Trusted Timestamping
I think, if you continue down this line of thinking, you will end up with something very similar to Trusted Timestamping Servers.
The core idea of trusted timestamping is that you submit a file to the server and it signs an attestation saying that it saw the file with hash aabbcc112233
at time X
. This is typically used for both proving the initial publication time (and who published it), as well as proving that the file has not been modified since.
You need the trusted 3rd party because if the end-user creating the video is the same person signing it, then there's nothing stopping them from re-signing it after they edit it.
Why not just save the video stream on the server?
That said, I don't think you really need any fancy crypto here; the simplest solution is probably best. Have the student live-stream their cameras to an exam-monitoring website. The website logs the video stream in its database as it comes in, and it can detect and alert if the live stream had any breaks or disruptions long enough for manual editing to potentially have taken place.
Create a blockchain of the video stream
Update addressing comments.
Ah, you have the extra privacy requirement that students do not want their video stored on 3rd party servers (that should have been in the question!).
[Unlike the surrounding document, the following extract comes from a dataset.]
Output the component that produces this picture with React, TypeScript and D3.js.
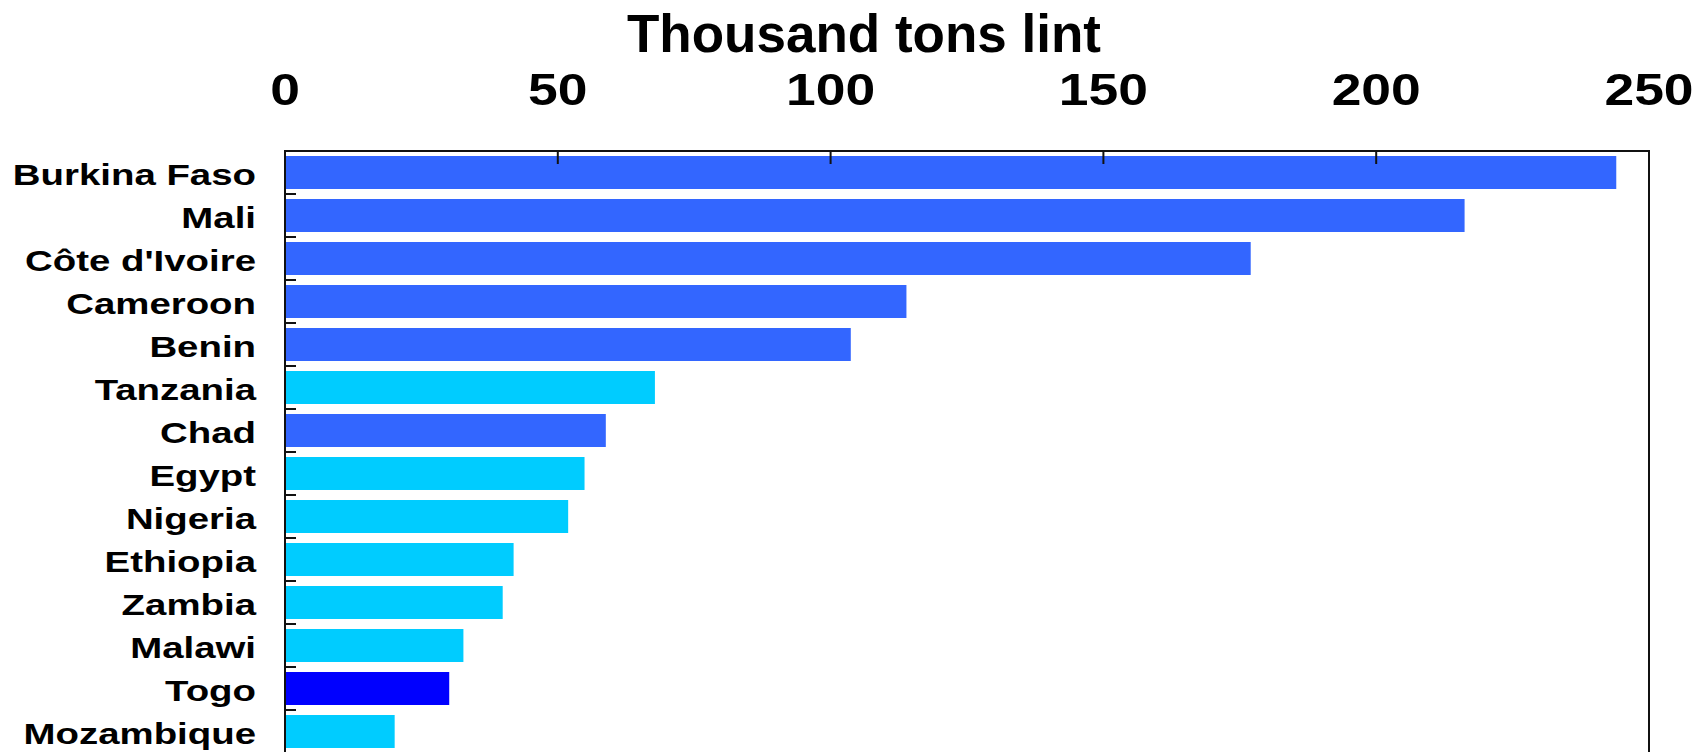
import React from "react";
import * as d3 from "d3";

const countries = [
  "Burkina Faso",
  "Mali",
  "Côte d'Ivoire",
  "Cameroon",
  "Benin",
  "Tanzania",
  "Chad",
  "Egypt",
  "Nigeria",
  "Ethiopia",
  "Zambia",
  "Malawi",
  "Togo",
  "Mozambique",
];
const values = [244, 216.2, 177, 113.9, 103.7, 67.8, 58.8, 54.9, 51.9, 41.9, 39.9, 32.7, 30.1, 20.1];
const groups = ["A", "A", "A", "A", "A", "B", "A", "B", "B", "B", "B", "B", "C", "B"];
const xTicks = [0, 50, 100, 150, 200, 250];
const title = "Thousand tons lint";

const colorMap: Record<string, string> = { A: "#3366FF", B: "#00CCFF", C: "#0000FF" };

export default function App() {
  const W = 1706;
  const H = 752;
  const left = 285;
  const right = 1649;
  const top = 151;
  const bottom = 753;
  const x = d3.scaleLinear().domain([0, 250]).range([left, right]);
  const y = d3
    .scaleBand<string>()
    .domain(countries)
    .range([top, bottom])
    .paddingInner(0.233)
    .paddingOuter(0.1165);
  const step = y.step();
  const font = "'Liberation Sans', Arial, Helvetica, sans-serif";

  return (
    <svg
      width={W}
      height={H}
      style={{ position: "absolute", left: 0, top: 0, background: "#fff" }}
    >
      <rect x={0} y={0} width={W} height={H} fill="#fff" />
      {/* title */}
      <text
        x={864}
        y={52}
        textAnchor="middle"
        fontFamily={font}
        fontWeight="bold"
        fontSize={53}
        fill="#000"
      >
        {title}
      </text>
      {/* x tick labels */}
      {xTicks.map((t) => (
        <text
          key={"xl" + t}
          transform={`translate(${x(t)},105) scale(1.2,1)`}
          textAnchor="middle"
          fontFamily={font}
          fontWeight="bold"
          fontSize={44.5}
          fill="#000"
        >
          {t}
        </text>
      ))}
      {/* bars */}
      {countries.map((c, i) => (
        <rect
          key={"b" + c}
          x={x(0)}
          y={y(c)!}
          width={x(values[i]) - x(0)}
          height={y.bandwidth()}
          fill={colorMap[groups[i]]}
        />
      ))}
      {/* category labels */}
      {countries.map((c) => (
        <text
          key={"l" + c}
          transform={`translate(256,${y(c)! + y.bandwidth() / 2 + 12}) scale(1.28,1)`}
          textAnchor="end"
          fontFamily={font}
          fontWeight="bold"
          fontSize={30}
          fill="#000"
        >
          {c}
        </text>
      ))}
      {/* left ticks at band boundaries */}
      {countries.slice(1).map((c) => {
        const yy = y(c)! - (step - y.bandwidth()) / 2;
        return (
          <line key={"yt" + c} x1={left} x2={left + 11} y1={yy} y2={yy} stroke="#111" strokeWidth={2} />
        );
      })}
      {/* top ticks */}
      {xTicks.slice(1, -1).map((t) => (
        <line key={"xt" + t} x1={x(t)} x2={x(t)} y1={top} y2={top + 13} stroke="#111" strokeWidth={2} />
      ))}
      {/* frame */}
      <rect
        x={left}
        y={top}
        width={right - left}
        height={H + 20 - top}
        fill="none"
        stroke="#111"
        strokeWidth={2}
      />
    </svg>
  );
}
In that case, what makes this problem hard is that you can't wait until the end of the exam and publish a single hash for the entire video because that gives the student too much time to edit a middle section of the video. The solution that comes to mind would be some kind of hash-block-chaining (not "The Blockchain (Bitcoin)" but "a blockchain"). Either the sender or receiver breaks the video stream into, for example, 10 s "blocks", hash each block as they are produced/recieved, and stream the hash for each block along with the video in real-time. You do "block-chaining" by including in each block the hash of the previous block. In math notation:
h_0 = hash(videoblock_0)
h_1 = hash(videoblock_1 || h_0)
...
h_n = hash(videoblock_n || h_n-1)
This preserves privacy because the server only needs to store the hashes and not the video itself. This is streaming-friendly because you are producing hashes throughout the stream and each hash covers the entire stream up to that point. This is efficient because the server only needs to store the most recent hash (h_n), and that is enough to later verify if a provided video was tampered with at any point in the stream (though to detect where it was tampered you would need to save every block hash).